What you have to do: How many lines in the entries below include the string "this"? Answer with the number only.

--- Given data ---

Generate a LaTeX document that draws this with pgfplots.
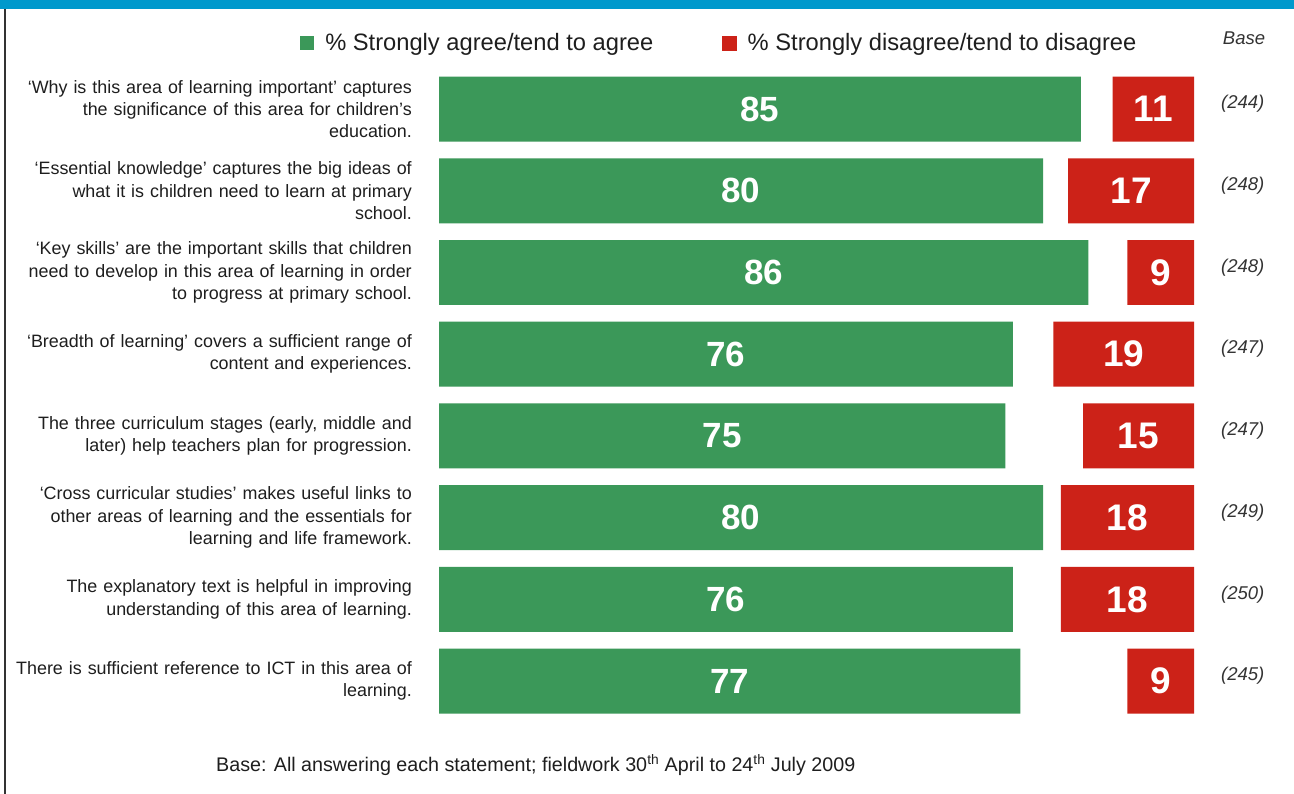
\documentclass[border=0pt]{standalone}
\usepackage{fontspec}
\setmainfont{Liberation Sans}
\usepackage{pgfplots}
\pgfplotsset{compat=1.18}
\definecolor{agreegreen}{RGB}{59,152,89}
\definecolor{disred}{RGB}{204,34,24}
\definecolor{band}{RGB}{0,153,204}
\definecolor{txt}{RGB}{30,30,30}
\definecolor{basetxt}{RGB}{51,51,51}
\begin{document}
\begin{tikzpicture}[x=1bp,y=1bp]
\useasboundingbox (0,0) rectangle (1294,794);
\fill[white] (0,0) rectangle (1294,794);
\fill[band] (0,785) rectangle (1294,794);
\draw[line width=1.5bp, black!80] (5,0) -- (5,785);

\begin{axis}[
  at={(439bp,72.1bp)}, anchor=south west,
  scale only axis, width=755bp, height=653.7bp,
  xmin=0, xmax=100, ymin=-0.5, ymax=7.5, y dir=reverse,
  axis line style={draw=none}, xtick=\empty, ytick={0,...,7},
  major tick length=0pt,
  /pgf/number format/assume math mode=true,
  yticklabels={
    {‘Why is this area of learning important’ captures\\the significance of this area for children’s\\education.},
    {‘Essential knowledge’ captures the big ideas of\\what it is children need to learn at primary\\school.},
    {‘Key skills’ are the important skills that children\\need to develop in this area of learning in order\\to progress at primary school.},
    {‘Breadth of learning’ covers a sufficient range of\\content and experiences.},
    {The three curriculum stages (early, middle and\\later) help teachers plan for progression.},
    {‘Cross curricular studies’ makes useful links to\\other areas of learning and the essentials for\\learning and life framework.},
    {The explanatory text is helpful in improving\\understanding of this area of learning.},
    {There is sufficient reference to ICT in this area of\\learning.}},
  yticklabel style={font=\fontsize{17.9bp}{22.3bp}\selectfont, text width=420bp, align=right,
    anchor=east, inner sep=0pt, xshift=-27bp, text=txt},
  xbar, bar width=0.795, bar shift=0pt,
  clip=false,
  legend columns=2,
  legend style={at={(-0.184,1.0386)}, anchor=west, draw=none, fill=none,
    inner sep=0pt, row sep=0pt,
    font=\fontsize{23.7bp}{27bp}\selectfont, text=txt,
    nodes={inner sep=0pt},
    /tikz/every odd column/.append style={column sep=11bp},
    /tikz/every even column/.append style={column sep=69bp}},
]
\addplot[fill=agreegreen, draw=none,
  legend image code/.code={\fill[agreegreen] (0bp,-7bp) rectangle (14bp,7bp);},
  nodes near coords, point meta=x,
  visualization depends on={x \as \rawx},
  every node near coord/.append style={anchor=center, xshift=-\rawx*3.7765bp,
    font=\bfseries\fontsize{35bp}{35bp}\selectfont, text=white}]
  coordinates {(85,0) (80,1) (86,2) (76,3) (75,4) (80,5) (76,6) (77,7)};
\addlegendentry{\% Strongly agree/tend to agree}
\addlegendimage{legend image code/.code={\fill[disred] (0bp,-7bp) rectangle (14bp,7bp);}}
\addlegendentry{\% Strongly disagree/tend to disagree}
\end{axis}

\begin{axis}[
  at={(439bp,72.1bp)}, anchor=south west,
  scale only axis, width=755bp, height=653.7bp,
  xmin=0, xmax=102.03, x dir=reverse, ymin=-0.5, ymax=7.5, y dir=reverse,
  axis line style={draw=none}, xtick=\empty, ytick={0,...,7},
  major tick length=0pt,
  /pgf/number format/assume math mode=true,
  yticklabel pos=right,
  yticklabels={(244),(248),(248),(247),(247),(249),(250),(245)},
  yticklabel style={font=\itshape\fontsize{18.5bp}{22bp}\selectfont, anchor=west,
    inner sep=0pt, xshift=27bp, yshift=5bp, text=basetxt},
  xbar, bar width=0.795, bar shift=0pt,
  clip=false,
]
\addplot[fill=disred, draw=none,
  nodes near coords, point meta=x,
  visualization depends on={x \as \rawx},
  every node near coord/.append style={anchor=center, xshift=\rawx*3.7bp,
    font=\bfseries\fontsize{37bp}{37bp}\selectfont, text=white}]
  coordinates {(11,0) (17,1) (9,2) (19,3) (15,4) (18,5) (18,6) (9,7)};
\end{axis}

\node[font=\itshape\fontsize{18.5bp}{22bp}\selectfont, text=basetxt] at (1244,756) {Base};
\node[anchor=base west, inner sep=0pt, font=\fontsize{19.7bp}{23bp}\selectfont, text=txt]
  at (216,22) {Base: All answering each statement; fieldwork 30\textsuperscript{th} April to 24\textsuperscript{th} July 2009};
\end{tikzpicture}
\end{document}
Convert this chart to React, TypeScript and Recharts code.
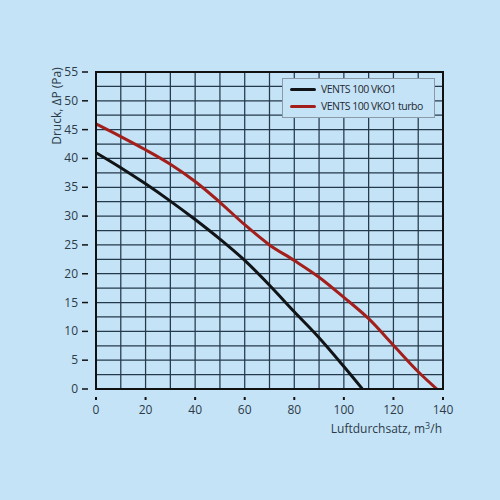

---

Full answer: 6